## TASK TO CARRY OUT
Locate every line in the records below that holds the word "this" and return each one.
-*-
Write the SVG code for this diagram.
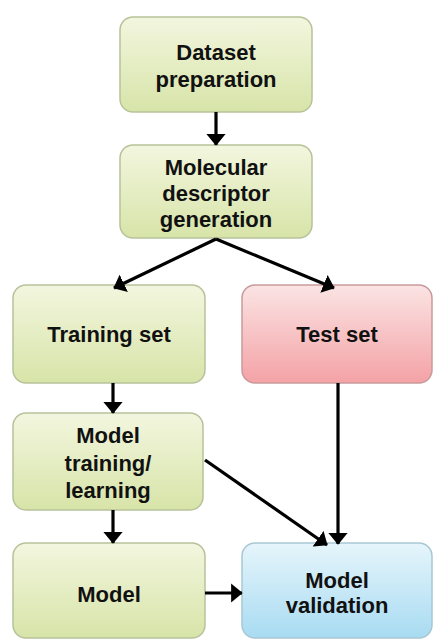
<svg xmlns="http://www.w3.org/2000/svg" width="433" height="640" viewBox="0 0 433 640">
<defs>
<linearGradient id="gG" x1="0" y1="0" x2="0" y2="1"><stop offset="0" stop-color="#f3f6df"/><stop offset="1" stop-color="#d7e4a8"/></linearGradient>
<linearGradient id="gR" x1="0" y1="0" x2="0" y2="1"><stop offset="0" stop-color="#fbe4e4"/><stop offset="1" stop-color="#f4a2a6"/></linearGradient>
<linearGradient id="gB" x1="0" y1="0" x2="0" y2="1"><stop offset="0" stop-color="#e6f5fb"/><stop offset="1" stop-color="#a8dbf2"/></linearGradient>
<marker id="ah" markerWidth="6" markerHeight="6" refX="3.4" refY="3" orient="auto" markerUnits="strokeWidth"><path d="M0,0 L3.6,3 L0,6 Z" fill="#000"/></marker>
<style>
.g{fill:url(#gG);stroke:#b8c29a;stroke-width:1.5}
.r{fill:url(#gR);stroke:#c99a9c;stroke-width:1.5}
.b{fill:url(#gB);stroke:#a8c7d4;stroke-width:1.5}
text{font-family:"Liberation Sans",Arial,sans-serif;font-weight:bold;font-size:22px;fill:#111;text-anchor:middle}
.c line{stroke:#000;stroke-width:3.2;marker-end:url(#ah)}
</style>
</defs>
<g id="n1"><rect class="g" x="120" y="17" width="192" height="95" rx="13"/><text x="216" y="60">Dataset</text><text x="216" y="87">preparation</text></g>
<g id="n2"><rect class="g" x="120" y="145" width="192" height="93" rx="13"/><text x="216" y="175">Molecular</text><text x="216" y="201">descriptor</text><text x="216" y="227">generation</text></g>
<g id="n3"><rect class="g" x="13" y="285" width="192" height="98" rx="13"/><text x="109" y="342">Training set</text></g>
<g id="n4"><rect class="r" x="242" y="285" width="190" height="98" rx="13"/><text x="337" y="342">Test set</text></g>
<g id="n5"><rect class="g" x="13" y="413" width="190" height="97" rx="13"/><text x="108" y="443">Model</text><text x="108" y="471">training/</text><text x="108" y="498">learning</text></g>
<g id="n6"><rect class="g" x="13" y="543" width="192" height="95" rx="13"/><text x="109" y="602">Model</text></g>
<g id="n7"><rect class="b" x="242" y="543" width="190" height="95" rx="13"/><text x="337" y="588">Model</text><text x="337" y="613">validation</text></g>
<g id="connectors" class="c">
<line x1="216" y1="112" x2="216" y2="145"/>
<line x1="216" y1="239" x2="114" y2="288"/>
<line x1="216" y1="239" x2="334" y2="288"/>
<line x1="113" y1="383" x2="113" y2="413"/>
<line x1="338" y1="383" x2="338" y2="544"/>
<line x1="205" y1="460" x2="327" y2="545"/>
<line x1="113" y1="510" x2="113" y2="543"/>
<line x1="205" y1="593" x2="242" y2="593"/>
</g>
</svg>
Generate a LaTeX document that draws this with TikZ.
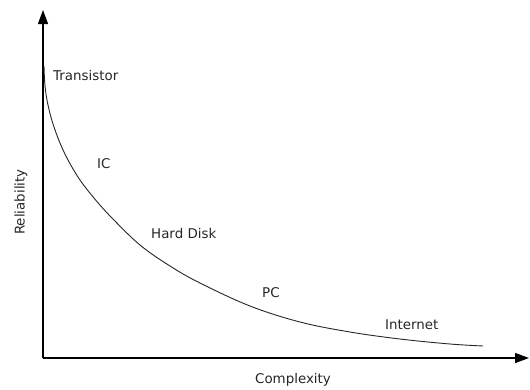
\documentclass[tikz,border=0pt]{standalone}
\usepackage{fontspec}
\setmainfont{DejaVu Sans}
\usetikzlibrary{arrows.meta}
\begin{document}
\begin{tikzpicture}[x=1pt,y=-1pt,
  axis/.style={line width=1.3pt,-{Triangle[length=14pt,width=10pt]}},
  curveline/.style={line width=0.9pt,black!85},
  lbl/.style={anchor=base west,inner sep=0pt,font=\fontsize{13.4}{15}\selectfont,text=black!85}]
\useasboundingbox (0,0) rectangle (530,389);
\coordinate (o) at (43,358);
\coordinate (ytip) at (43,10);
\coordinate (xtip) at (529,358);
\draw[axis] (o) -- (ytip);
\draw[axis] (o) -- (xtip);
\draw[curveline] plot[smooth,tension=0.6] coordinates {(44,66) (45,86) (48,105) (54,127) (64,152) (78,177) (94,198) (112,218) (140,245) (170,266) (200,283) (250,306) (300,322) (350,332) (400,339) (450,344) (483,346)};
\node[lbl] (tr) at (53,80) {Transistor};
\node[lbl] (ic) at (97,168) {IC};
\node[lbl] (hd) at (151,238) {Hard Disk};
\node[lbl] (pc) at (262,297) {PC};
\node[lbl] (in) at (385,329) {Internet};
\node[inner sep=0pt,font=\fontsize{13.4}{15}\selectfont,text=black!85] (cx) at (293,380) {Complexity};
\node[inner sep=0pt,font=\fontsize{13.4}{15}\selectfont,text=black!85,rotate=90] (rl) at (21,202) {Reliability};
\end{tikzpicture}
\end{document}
-*-
## FINAL ANSWER
Write the SVG code for this diagram.
Generate a LaTeX document that draws this with TikZ.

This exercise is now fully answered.